Perhaps it was too much to expect Gitlin to anticipate the terrorists’ rage or to understand the impact of media outside America before September 11. Journalism remains important around the world, even if its commercial value still isn’t amortized properly by most media companies. It has been the tortoise to Gitlin’s speeding hare. Some of the best and worst journalists in the world are inciting action every day, in more desperate corners of the globe and even here at home. In the former Soviet state of Georgia, Eduard Shevardnadze had to fire his entire cabinet last fall after the Rustavi-2 television station broadcast a corruption exposé. Reporters are getting killed in record numbers, not just by terrorists in Pakistan, but by their own governments and by people who fear their power. Do the images of misery from around the world really float away, as Gitlin contends? Or is Packer right that they are building up within all of us, to poison our future? “We carry around the mental residue of millions of suffering human beings, for whom we’ve done nothing,” Packer writes. “If the world seems to be growing more, rather than less, nasty these days, it might have something to do with the images all of us now carry around in our heads.”

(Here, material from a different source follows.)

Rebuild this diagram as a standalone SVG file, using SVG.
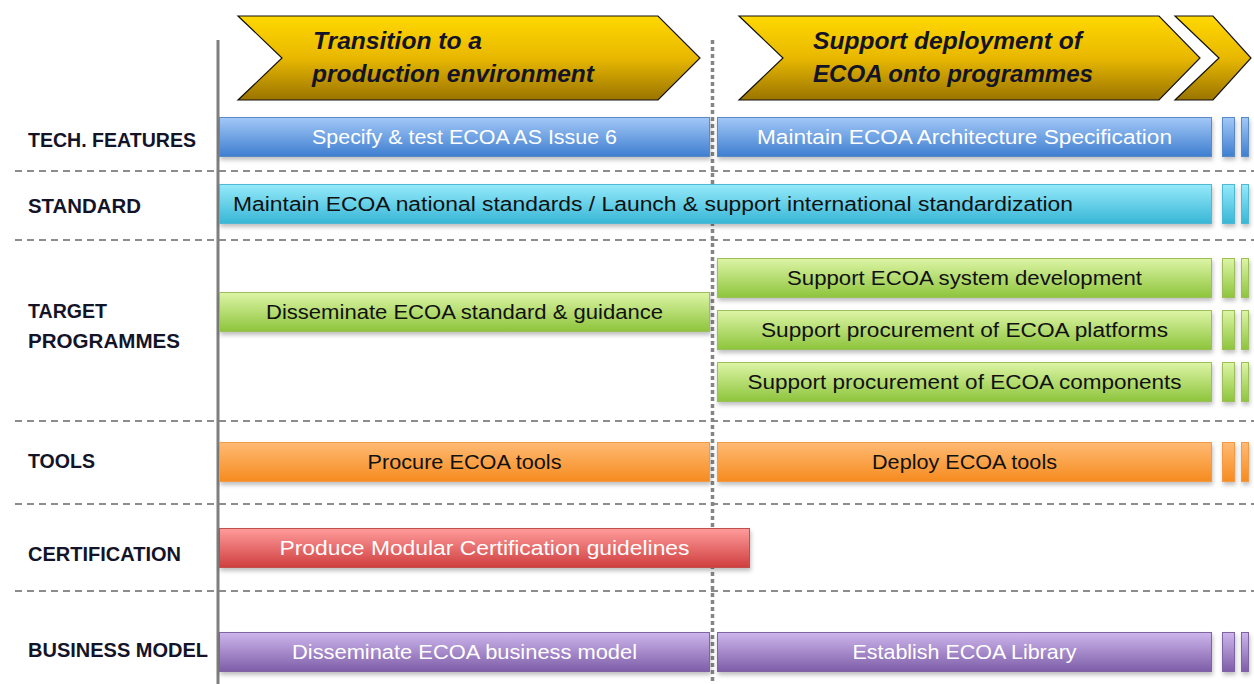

If what Gitlin sees is even partly true, we are poorer for it. Bad content does have an impact, even if American culture is, in Gitlin’s words, a collaboration “between venal, efficient suppliers” and consumers, receptive to their wares. Gitlin emphasizes that media are not driven by some megalomaniac American supercorporation trying to impose its ideology, but by the drive for audience numbers. “Because they have no other goal than to be popular … [media corporations] have no cultural commitment whatsoever,” Gitlin says. The problem is that Gitlin thinks that’s reassuring. Unfortunately, collateral damage can be just as destructive as a deliberate assault.


Ellen Hume, a journalist and teacher, recently completed “The Media Missionaries,” a study for the Knight Foundation on U.S. efforts to develop journalism around the world.